Internal Marketers
Most SMBs don't have the budget, or a justification, to hire the internal resources required to effectively grow.
Plus, things like AI and SaaS threaten jobs, reduce resource utilization and more.
Who tells your team what to do? Measures their work? How do you evaluate what moves the needle?
The DIY Owner
What do you implement? Why? Is it working as well as it can?
Most often, things aren't getting done. Or, not getting done consistently. You're busy running your business.
Auditing, analyzing, researching, implementing, optimizing, measuring - this constant cycle is a role on its own.
Courses
What worked for one business, at one point in time, with their specific team, geography, niche - who says it's replicable?
Who helps you implement? Ensures consistent force? Who tweaks it to your business as needed? Accountability?

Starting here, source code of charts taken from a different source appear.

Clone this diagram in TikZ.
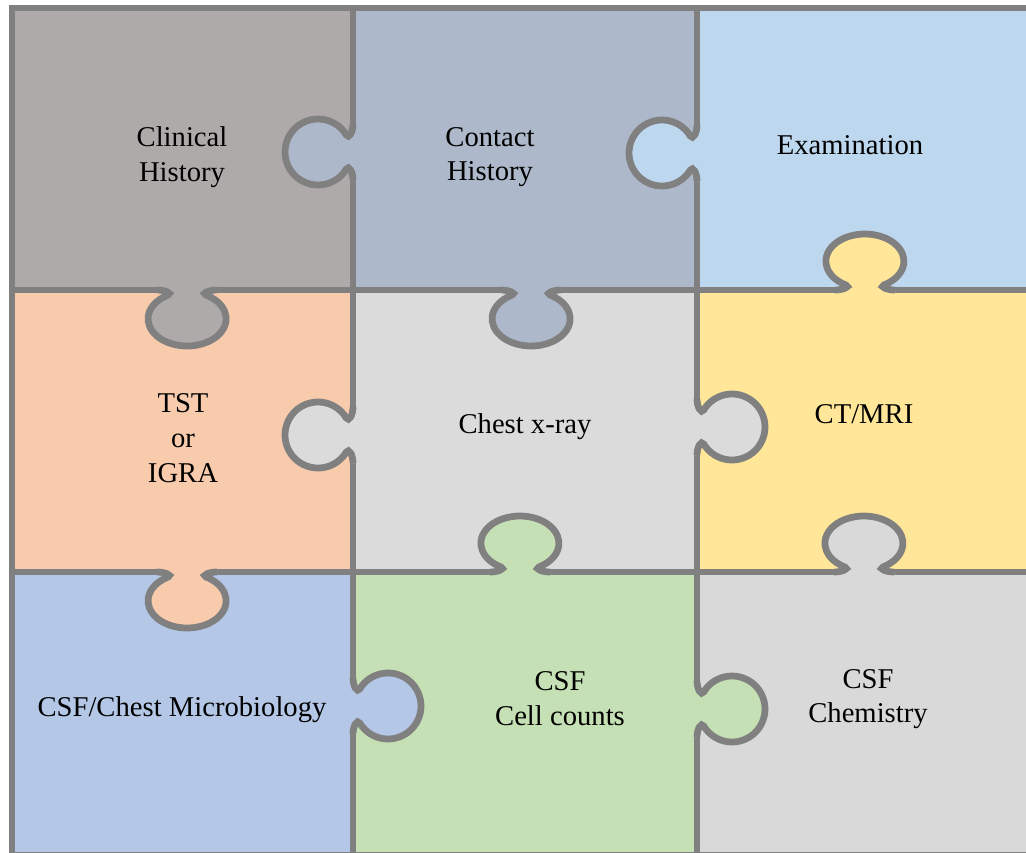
\documentclass[tikz,border=0pt]{standalone}
\usepackage{fontspec}
\setmainfont{Liberation Serif}

\definecolor{rim}{HTML}{808080}
\definecolor{clinicalfill}{HTML}{AEAAAA}
\definecolor{contactfill}{HTML}{ADB9CA}
\definecolor{examfill}{HTML}{BDD7EE}
\definecolor{tstfill}{HTML}{F8CBAD}
\definecolor{chestfill}{HTML}{DBDBDB}
\definecolor{ctfill}{HTML}{FFE699}
\definecolor{microfill}{HTML}{B4C7E7}
\definecolor{cellsfill}{HTML}{C5E0B4}
\definecolor{chemfill}{HTML}{D9D9D9}

\tikzset{
  piece/.style={draw=rim, line width=1.35mm},
  rimline/.style={draw=rim, line width=1.35mm, line cap=butt},
  piecetext/.style={align=center, font=\fontsize{16.3}{19.8}\selectfont}
}

% round knob on a side edge: position, direction, colour
\newcommand{\sideknob}[3]{%
  \begin{scope}[shift={#1}, rotate=#2]
    \fill[#3] (-4,-28) -- (0,-28) .. controls (0,-20) and (4.1,-12.7) .. (6.7,-17)
      arc[start angle=-149, end angle=149, radius=33]
      .. controls (4.1,12.7) and (0,20) .. (0,28) -- (-4,28) -- cycle;
    \draw[rimline] (0,-28) .. controls (0,-20) and (4.1,-12.7) .. (6.7,-17)
      arc[start angle=-149, end angle=149, radius=33]
      .. controls (4.1,12.7) and (0,20) .. (0,28);
  \end{scope}}

% flatter knob on a top or bottom edge
\newcommand{\wideknob}[3]{%
  \begin{scope}[shift={#1}, rotate=#2]
    \fill[#3] (-4,-30) -- (0,-30) .. controls (0,-22) and (3.2,-14.3) .. (5,-19)
      arc[start angle=-151, end angle=151, x radius=27.2, y radius=39]
      .. controls (3.2,14.3) and (0,22) .. (0,30) -- (-4,30) -- cycle;
    \draw[rimline] (0,-30) .. controls (0,-22) and (3.2,-14.3) .. (5,-19)
      arc[start angle=-151, end angle=151, x radius=27.2, y radius=39]
      .. controls (3.2,14.3) and (0,22) .. (0,30);
  \end{scope}}

\begin{document}
\begin{tikzpicture}[x=0.2mm,y=-0.2mm]
\clip (0,0) rectangle (1026,852);
\fill[white] (0,0) rectangle (1026,852);

% the nine pieces
\draw[piece, fill=clinicalfill] (12,8) rectangle (353,290);
\draw[piece, fill=contactfill] (353,8) rectangle (697,290);
\draw[piece, fill=examfill] (697,8) rectangle (1040,290);
\draw[piece, fill=tstfill] (12,290) rectangle (353,572);
\draw[piece, fill=chestfill] (353,290) rectangle (697,572);
\draw[piece, fill=ctfill] (697,290) rectangle (1040,572);
\draw[piece, fill=microfill] (12,572) rectangle (353,855);
\draw[piece, fill=cellsfill] (353,572) rectangle (697,855);
\draw[piece, fill=chemfill] (697,572) rectangle (1040,855);

% knobs
\sideknob{(353,152)}{180}{contactfill}
\sideknob{(697,153)}{180}{examfill}
\wideknob{(187,290)}{-90}{clinicalfill}
\wideknob{(531,290)}{-90}{contactfill}
\wideknob{(865,290)}{90}{ctfill}
\sideknob{(353,435)}{180}{chestfill}
\sideknob{(697,427)}{0}{chestfill}
\wideknob{(187,572)}{-90}{tstfill}
\wideknob{(520,572)}{90}{cellsfill}
\wideknob{(864,572)}{90}{chemfill}
\sideknob{(353,706)}{0}{microfill}
\sideknob{(697,709)}{0}{cellsfill}

\node[piecetext] (clinical) at (182,157) {Clinical\\History};
\node[piecetext] (contact) at (490,157) {Contact\\History};
\node[piecetext] (exam) at (850,145) {Examination};
\node[piecetext] (tst) at (183,438) {TST\\or\\IGRA};
\node[piecetext] (chest) at (525,427) {Chest x-ray};
\node[piecetext] (ctmri) at (864,414) {CT/MRI};
\node[piecetext] (micro) at (182,710) {CSF/Chest Microbiology};
\node[piecetext] (cells) at (560,699) {CSF\\Cell counts};
\node[piecetext] (chem) at (868,699) {CSF\\Chemistry};
\end{tikzpicture}
\end{document}
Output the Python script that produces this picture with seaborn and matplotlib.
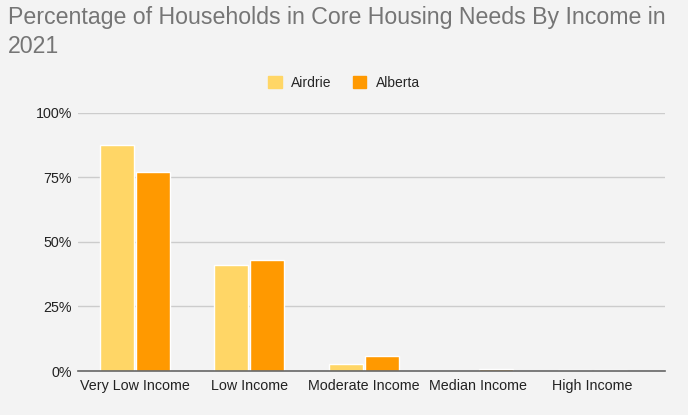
import matplotlib
matplotlib.use("Agg")
import matplotlib.pyplot as plt
import seaborn as sns
import pandas as pd
from matplotlib.ticker import PercentFormatter

categories = ["Very Low Income", "Low Income", "Moderate Income", "Median Income", "High Income"]
airdrie = [0.876, 0.411, 0.026, 0.001, 0.002]
alberta = [0.771, 0.430, 0.058, 0.007, 0.002]
series = ["Airdrie", "Alberta"]
colors = ["#ffd666", "#ff9900"]

df = pd.DataFrame({
    "cat": categories * 2,
    "val": airdrie + alberta,
    "series": [series[0]] * len(categories) + [series[1]] * len(categories),
})

sns.set_style("white")
plt.rcParams["font.family"] = ["Liberation Sans", "DejaVu Sans"]

fig = plt.figure(figsize=(6.88, 4.15), dpi=100, facecolor="#f3f3f3")
ax = fig.add_axes([0.113, 0.106, 0.853, 0.622])
ax.set_facecolor("#f3f3f3")

sns.barplot(data=df, x="cat", y="val", hue="series", palette=colors, ax=ax,
            width=0.63, gap=0.06, legend=False, saturation=1)

ax.set_ylim(0, 1.0)
ax.set_yticks([0, 0.25, 0.5, 0.75, 1.0])
ax.yaxis.set_major_formatter(PercentFormatter(1.0, decimals=0))
ax.grid(axis="y", color="#cccccc", linewidth=1)
ax.set_axisbelow(True)
for s in ["top", "right", "left"]:
    ax.spines[s].set_visible(False)
ax.spines["bottom"].set_color("#666666")
ax.spines["bottom"].set_linewidth(1.2)
ax.tick_params(axis="x", length=0, labelsize=10.3, colors="#222222", pad=6)
ax.tick_params(axis="y", length=0, labelsize=10.3, colors="#222222", pad=4)
ax.set_xlabel("")
ax.set_ylabel("")
ax.set_xlim(-0.5, 4.63)

fig.text(0.012, 0.985, "Percentage of Households in Core Housing Needs By Income in\n2021",
         ha="left", va="top", fontsize=16.7, color="#757575", linespacing=1.32)

handles = [plt.Rectangle((0, 0), 1, 1, color=c) for c in colors]
fig.legend(handles, series, loc="center", bbox_to_anchor=(0.5, 0.8), ncol=2,
           frameon=False, fontsize=10, handlelength=1.0, handleheight=1.0,
           columnspacing=1.5, handletextpad=0.7)

fig.savefig("out.png", dpi=100, facecolor=fig.get_facecolor())
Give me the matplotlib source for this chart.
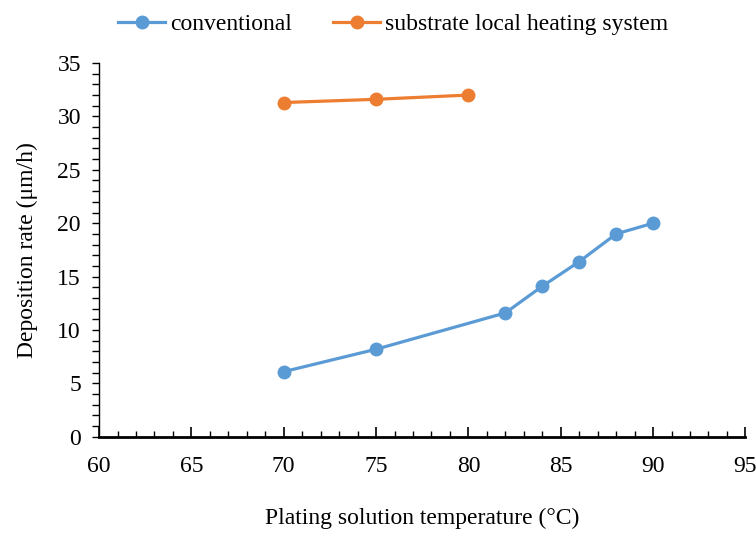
import matplotlib.pyplot as plt
from matplotlib.ticker import MultipleLocator

# data
conv_temp = [70, 75, 82, 84, 86, 88, 90]
conv_rate = [6.1, 8.2, 11.6, 14.1, 16.4, 19.0, 20.0]
local_temp = [70, 75, 80]
local_rate = [31.3, 31.6, 32.0]

plt.rcParams['font.family'] = ['Liberation Serif', 'DejaVu Serif']

fig = plt.figure(figsize=(7.56, 5.34), dpi=100)
ax = fig.add_axes([0.131, 0.182, 0.855, 0.70])

ax.plot(conv_temp, conv_rate, color='#5B9BD5', lw=2.3, marker='o', ms=9,
        label='conventional')
ax.plot(local_temp, local_rate, color='#ED7D31', lw=2.3, marker='o', ms=9,
        label='substrate local heating system')

ax.set_xlim(60, 95)
ax.set_ylim(0, 35)
ax.xaxis.set_major_locator(MultipleLocator(5))
ax.xaxis.set_minor_locator(MultipleLocator(1))
ax.yaxis.set_major_locator(MultipleLocator(5))
ax.yaxis.set_minor_locator(MultipleLocator(1))

ax.spines['top'].set_visible(False)
ax.spines['right'].set_visible(False)
ax.spines['bottom'].set_linewidth(2)
ax.spines['left'].set_linewidth(1)

ax.tick_params(axis='x', which='major', direction='in', length=7, width=1.2,
               labelsize=17, pad=14)
ax.tick_params(axis='x', which='minor', direction='in', length=4, width=1)
ax.tick_params(axis='y', which='both', direction='out', length=5, width=1,
               labelsize=17, pad=8)

ax.set_xlabel('Plating solution temperature (°C)', fontsize=17, labelpad=22)
ax.set_ylabel('Deposition rate (μm/h)', fontsize=17, labelpad=14)

fig.legend(loc='upper center', bbox_to_anchor=(0.52, 1.015), ncol=2,
           frameon=False, fontsize=17, handlelength=2.0, handletextpad=0.2,
           columnspacing=1.75)

fig.savefig('out.png', dpi=100)
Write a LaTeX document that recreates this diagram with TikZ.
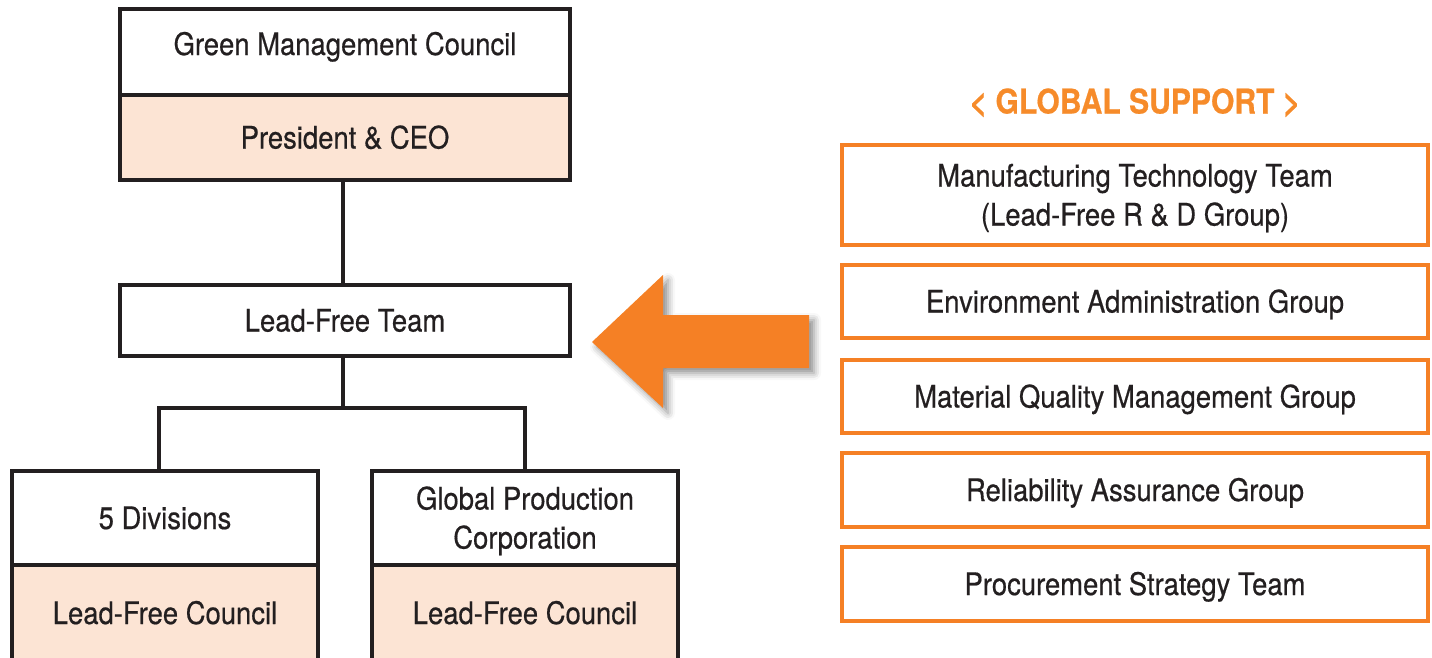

Their goal is selling you a course, and other products - not business impact.
Agencies
Many business owners are getting their advice, and the products and services to implement, from the same provider.
Limited to the tools they've partnered with, the skills and experiences of their specific executionists.
Lead costs stay the same over time, are often not guaranteed and you don't own the processes and systems delivering them. If you replace the agency, you replace the strategy, execution and measurement layers.
Agencies exist to sell you products and services, not to grow your business.
Offshoring
Who is the ideal fit for each requirement? Why is the requirement needing to be done? How will you measure it's success? Who will manage the project?
Do you know how to navigate the scope? The project management? QA? What happens if things don't work as intended? What's your recourse?
Have you done the required planning and strategy to derisk their implementation and know what you're looking for?
Again, execution and advice coming from the same partner - and disconnected from the context of your local market.
Technology
As automation and AI take on more and more workflows, who is helping you explore it?
The agency worried about losing billable services?
The team member worried this will replace them?
Which tool is right for each requirement, and why? How will it be implemented? Measured? What's the "total cost of ownership"?
Who will manage the new tool(s)? How will their impact be measured?